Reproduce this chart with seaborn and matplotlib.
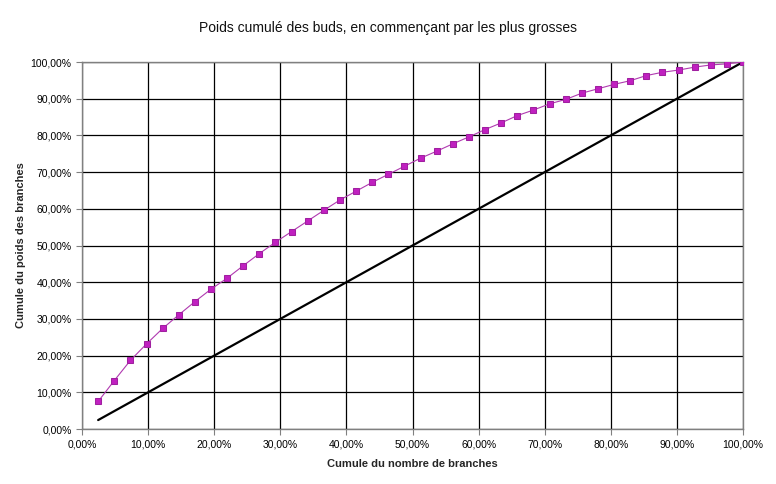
import matplotlib
matplotlib.use("Agg")
import matplotlib.pyplot as plt
import seaborn as sns
import pandas as pd
from matplotlib.ticker import FuncFormatter, MultipleLocator

# cumul du nombre de branches (%)
nombre = [2.44, 4.88, 7.32, 9.76, 12.20, 14.63, 17.07, 19.51, 21.95, 24.39,
          26.83, 29.27, 31.71, 34.15, 36.59, 39.02, 41.46, 43.90, 46.34, 48.78,
          51.22, 53.66, 56.10, 58.54, 60.98, 63.41, 65.85, 68.29, 70.73, 73.17,
          75.61, 78.05, 80.49, 82.93, 85.37, 87.80, 90.24, 92.68, 95.12, 97.56,
          100.00]
# cumul du poids des branches (%)
poids = [7.5, 13.2, 18.7, 23.2, 27.4, 31.1, 34.7, 38.1, 41.1, 44.5,
         47.8, 50.9, 53.8, 56.7, 59.6, 62.4, 64.8, 67.2, 69.4, 71.6,
         73.8, 75.7, 77.7, 79.6, 81.6, 83.4, 85.4, 86.9, 88.6, 89.8,
         91.5, 92.7, 93.9, 94.9, 96.3, 97.2, 97.8, 98.6, 99.2, 99.5,
         100.0]
# droite d'egalite
egalite = list(nombre)

df = pd.DataFrame({"nombre": nombre, "poids": poids, "egalite": egalite})

sns.set_theme(style="white")
plt.rcParams["font.family"] = ["Liberation Sans", "DejaVu Sans"]

fig = plt.figure(figsize=(7.76, 4.84), dpi=100)
ax = fig.add_axes([0.1057, 0.1136, 0.8518, 0.7583])

sns.lineplot(data=df, x="nombre", y="egalite", ax=ax, color="black",
             linewidth=1.6, zorder=3)
sns.lineplot(data=df, x="nombre", y="poids", ax=ax, color="#B03AB0",
             linewidth=0.8, marker="s", markersize=4.2,
             markerfacecolor="#C020C0", markeredgecolor="#A020A0", zorder=4)

ax.set_xlim(0, 100)
ax.set_ylim(0, 100)
ax.xaxis.set_major_locator(MultipleLocator(10))
ax.yaxis.set_major_locator(MultipleLocator(10))
fmt = FuncFormatter(lambda v, p: ("%.2f%%" % v).replace(".", ","))
ax.xaxis.set_major_formatter(fmt)
ax.yaxis.set_major_formatter(fmt)

ax.grid(True, color="black", linewidth=0.9)
ax.set_axisbelow(True)
for s in ax.spines.values():
    s.set_color("#808080")
    s.set_linewidth(1.0)

ax.tick_params(axis="both", labelsize=7.5, colors="black", length=4,
               width=0.8, direction="out", bottom=True, left=True)
ax.tick_params(axis="both", color="#808080")

ax.set_xlabel("Cumule du nombre de branches", fontsize=8, fontweight="bold",
              labelpad=7)
ax.set_ylabel("Cumule du poids des branches", fontsize=8, fontweight="bold",
              labelpad=3)
fig.text(0.5, 0.942, "Poids cumulé des buds, en commençant par les plus grosses",
         ha="center", va="center", fontsize=10, color="#111111")

fig.savefig("out.png", dpi=100, facecolor="white")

What you have to do:
Go through the listing above and write it out again exactly, dropping the pictures.

Result for this task:
Reproduce this chart with seaborn and matplotlib.
import matplotlib
matplotlib.use("Agg")
import matplotlib.pyplot as plt
import seaborn as sns
import pandas as pd
from matplotlib.ticker import FuncFormatter, MultipleLocator

# cumul du nombre de branches (%)
nombre = [2.44, 4.88, 7.32, 9.76, 12.20, 14.63, 17.07, 19.51, 21.95, 24.39,
          26.83, 29.27, 31.71, 34.15, 36.59, 39.02, 41.46, 43.90, 46.34, 48.78,
          51.22, 53.66, 56.10, 58.54, 60.98, 63.41, 65.85, 68.29, 70.73, 73.17,
          75.61, 78.05, 80.49, 82.93, 85.37, 87.80, 90.24, 92.68, 95.12, 97.56,
          100.00]
# cumul du poids des branches (%)
poids = [7.5, 13.2, 18.7, 23.2, 27.4, 31.1, 34.7, 38.1, 41.1, 44.5,
         47.8, 50.9, 53.8, 56.7, 59.6, 62.4, 64.8, 67.2, 69.4, 71.6,
         73.8, 75.7, 77.7, 79.6, 81.6, 83.4, 85.4, 86.9, 88.6, 89.8,
         91.5, 92.7, 93.9, 94.9, 96.3, 97.2, 97.8, 98.6, 99.2, 99.5,
         100.0]
# droite d'egalite
egalite = list(nombre)

df = pd.DataFrame({"nombre": nombre, "poids": poids, "egalite": egalite})

sns.set_theme(style="white")
plt.rcParams["font.family"] = ["Liberation Sans", "DejaVu Sans"]

fig = plt.figure(figsize=(7.76, 4.84), dpi=100)
ax = fig.add_axes([0.1057, 0.1136, 0.8518, 0.7583])

sns.lineplot(data=df, x="nombre", y="egalite", ax=ax, color="black",
             linewidth=1.6, zorder=3)
sns.lineplot(data=df, x="nombre", y="poids", ax=ax, color="#B03AB0",
             linewidth=0.8, marker="s", markersize=4.2,
             markerfacecolor="#C020C0", markeredgecolor="#A020A0", zorder=4)

ax.set_xlim(0, 100)
ax.set_ylim(0, 100)
ax.xaxis.set_major_locator(MultipleLocator(10))
ax.yaxis.set_major_locator(MultipleLocator(10))
fmt = FuncFormatter(lambda v, p: ("%.2f%%" % v).replace(".", ","))
ax.xaxis.set_major_formatter(fmt)
ax.yaxis.set_major_formatter(fmt)

ax.grid(True, color="black", linewidth=0.9)
ax.set_axisbelow(True)
for s in ax.spines.values():
    s.set_color("#808080")
    s.set_linewidth(1.0)

ax.tick_params(axis="both", labelsize=7.5, colors="black", length=4,
               width=0.8, direction="out", bottom=True, left=True)
ax.tick_params(axis="both", color="#808080")

ax.set_xlabel("Cumule du nombre de branches", fontsize=8, fontweight="bold",
              labelpad=7)
ax.set_ylabel("Cumule du poids des branches", fontsize=8, fontweight="bold",
              labelpad=3)
fig.text(0.5, 0.942, "Poids cumulé des buds, en commençant par les plus grosses",
         ha="center", va="center", fontsize=10, color="#111111")

fig.savefig("out.png", dpi=100, facecolor="white")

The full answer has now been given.